Scientific classification
- Kingdom: Animalia
- Phylum: Chordata
- Class: Actinopterygii
- Order: Blenniiformes
- Family: Pseudochromidae
- Subfamily: Pseudoplesiopinae
- Genus: Amsichthys A. C. Gill & A. J. Edwards, 1999
- Species: A. knighti
- Binomial name: Amsichthys knighti Allen, 1987
- Synonyms: Pseudoplesiops knighti Allen, 1987

= Bugeye dottyback =

- Authority: Allen, 1987
- Conservation status: LC
- Synonyms: Pseudoplesiops knighti Allen, 1987
- Parent authority: A. C. Gill & A. J. Edwards, 1999

Species of fish

The bugeye dottyback (Amsichthys knighti), also known as Knight's dottyback, is a species of ray-finned fish, the only species in the monospecific genus Amsichthys, belonging to the subfamily Pseudoplesiopinae, of the family Pseudochromidae.
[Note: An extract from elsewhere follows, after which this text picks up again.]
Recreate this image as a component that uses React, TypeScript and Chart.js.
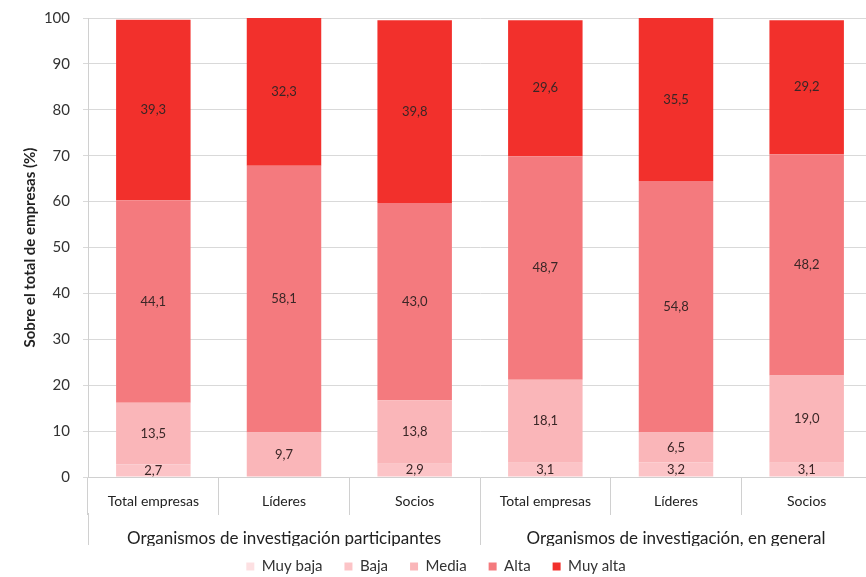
import React, { useEffect, useRef } from "react";
import { Chart, registerables } from "chart.js";

Chart.register(...registerables);

const categories = ["Total empresas", "Líderes", "Socios", "Total empresas", "Líderes", "Socios"];
const groups = ["Organismos de investigación participantes", "Organismos de investigación, en general"];
const seriesNames = ["Muy baja", "Baja", "Media", "Alta", "Muy alta"];
const muyBaja = [0, 0, 0, 0, 0, 0];
const baja = [2.7, 0, 2.9, 3.1, 3.2, 3.1];
const media = [13.5, 9.7, 13.8, 18.1, 6.5, 19.0];
const alta = [44.1, 58.1, 43.0, 48.7, 54.8, 48.2];
const muyAlta = [39.3, 32.3, 39.8, 29.6, 35.5, 29.2];
const yTicks = [0, 10, 20, 30, 40, 50, 60, 70, 80, 90, 100];

const colors = ["#fde0e2", "#fcc4c7", "#fab6b9", "#f47a7e", "#f2302c"];
const FONT = "Lato, 'Open Sans', sans-serif";

const dataLabelPlugin = {
  id: "segLabels",
  afterDatasetsDraw(chart: any) {
    const ctx = chart.ctx;
    ctx.save();
    ctx.font = `13px ${FONT}`;
    ctx.fillStyle = "#3a2626";
    ctx.textAlign = "center";
    ctx.textBaseline = "middle";
    chart.data.datasets.forEach((ds: any, di: number) => {
      const meta = chart.getDatasetMeta(di);
      if (meta.hidden) return;
      meta.data.forEach((el: any, i: number) => {
        const v = ds.data[i];
        if (!v) return;
        const y = (el.y + el.base) / 2;
        ctx.fillText(v.toFixed(1).replace(".", ","), el.x, y);
      });
    });
    ctx.restore();
  },
};

const legendPlacePlugin = {
  id: "legendPlace",
  afterInit(chart: any) {
    const lg = chart.legend;
    if (!lg) return;
    const orig = lg.fit.bind(lg);
    lg.fit = function () {
      orig();
      this.height = 31;
    };
  },
  afterLayout(chart: any) {
    const lg = chart.legend;
    if (!lg) return;
    lg.top -= 9;
    lg.height += 9;
  },
};

export default function App() {
  const ref = useRef<HTMLCanvasElement>(null);
  useEffect(() => {
    if (!ref.current) return;
    const series = [muyBaja, baja, media, alta, muyAlta];
    const chart = new Chart(ref.current, {
      type: "bar",
      data: {
        labels: categories,
        datasets: series.map((d, i) => ({
          label: seriesNames[i],
          data: d,
          backgroundColor: colors[i],
          borderWidth: 0,
          barPercentage: 0.57,
          categoryPercentage: 1,
        })),
      },
      options: {
        responsive: false,
        animation: false,
        layout: { padding: { top: 18, right: 0, bottom: 0, left: 0 } },
        plugins: {
          legend: {
            position: "bottom",
            labels: {
              boxWidth: 8,
              boxHeight: 8,
              padding: 22,
              color: "#333",
              font: { family: FONT, size: 15 },
            },
          },
          tooltip: { enabled: false },
        },
        scales: {
          x: {
            stacked: true,
            weight: 0,
            offset: true,
            grid: { display: true, drawOnChartArea: false, offset: true, tickLength: 38, color: "#d0d0d0" },
            border: { display: true, color: "#d0d0d0" },
            ticks: { color: "#222", padding: -22, font: { family: FONT, size: 14 }, maxRotation: 0, autoSkip: false },
            afterFit: (s: any) => { s.height = 36; },
          },
          x2: {
            type: "category",
            position: "bottom",
            labels: groups,
            weight: 1,
            offset: true,
            grid: { display: true, drawOnChartArea: false, offset: true, tickLength: 32, color: "#d0d0d0" },
            border: { display: false },
            ticks: { color: "#222", padding: -17, font: { family: FONT, size: 17 }, maxRotation: 0, autoSkip: false },
            afterFit: (s: any) => { s.height = 33; },
          },
          y: {
            stacked: true,
            min: 0,
            max: 100,
            afterBuildTicks: (s: any) => { s.ticks = yTicks.map((v) => ({ value: v })); },
            grid: { color: "#d9d9d9", tickLength: 5 },
            border: { display: true, color: "#d0d0d0" },
            ticks: { color: "#333", padding: 13, font: { family: FONT, size: 15 } },
            title: {
              display: true,
              text: "Sobre el total de empresas (%)",
              color: "#222",
              font: { family: FONT, size: 15, weight: "bold" },
              padding: { top: 21, bottom: 0 },
            },
            afterFit: (s: any) => { s.width = 88; s.paddingTop = 0; s.paddingBottom = 0; },
          },
        },
      },
      plugins: [dataLabelPlugin, legendPlacePlugin],
    });
    return () => chart.destroy();
  }, []);
  return (
    <div style={{ position: "fixed", left: 0, top: 0, width: 866, height: 577, overflow: "hidden", background: "#fff" }}>
      <canvas ref={ref} width={872} height={577} style={{ display: "block" }} />
    </div>
  );
}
It is found in the Indo-Pacific region.

==Description==
The bugeye dottyback is a small, rarely seen species of dottyback which varies in colour from a uniform yellow through to brown. It has a pinkish snout and brown individuals have a yellow caudal fin. It goes to a maximum total length of 4.5 cm in males.

==Distribution==
The bugeye dottyback is found in the Indo-Pacific region from western Thailand east through the Malay Archipelago to the Solomon Islands and Wallis Island, south to northern Australia and north to southern Japan. In Australia it is distributed from Scott Reef in Western Australia to the Capricorn Islands in Queensland.

==Biology==
The bugeye dottyback occurs in coastal reef slopes where it inhabits areas of algal growth among boulders down to depths of 20 m and it is also found in inshore reefs. It is a secretive and shy species which is most often recorded when piscicides are used to collect specimens.

==Name==
The genus name compounds the initials of the Australian Museum, Sydney, the "AMS" with the greek word for "fish@, ichthys, Amsichthys. The specific name honours Ronald Knight, Sr. of Manus, Papua New Guinea, who provided hospitality to Gerald R. Allen when he was on a collecting trip in 1982. The location the type specimen was collected was the Ribbon Reef, part of the Great Barrier Reef.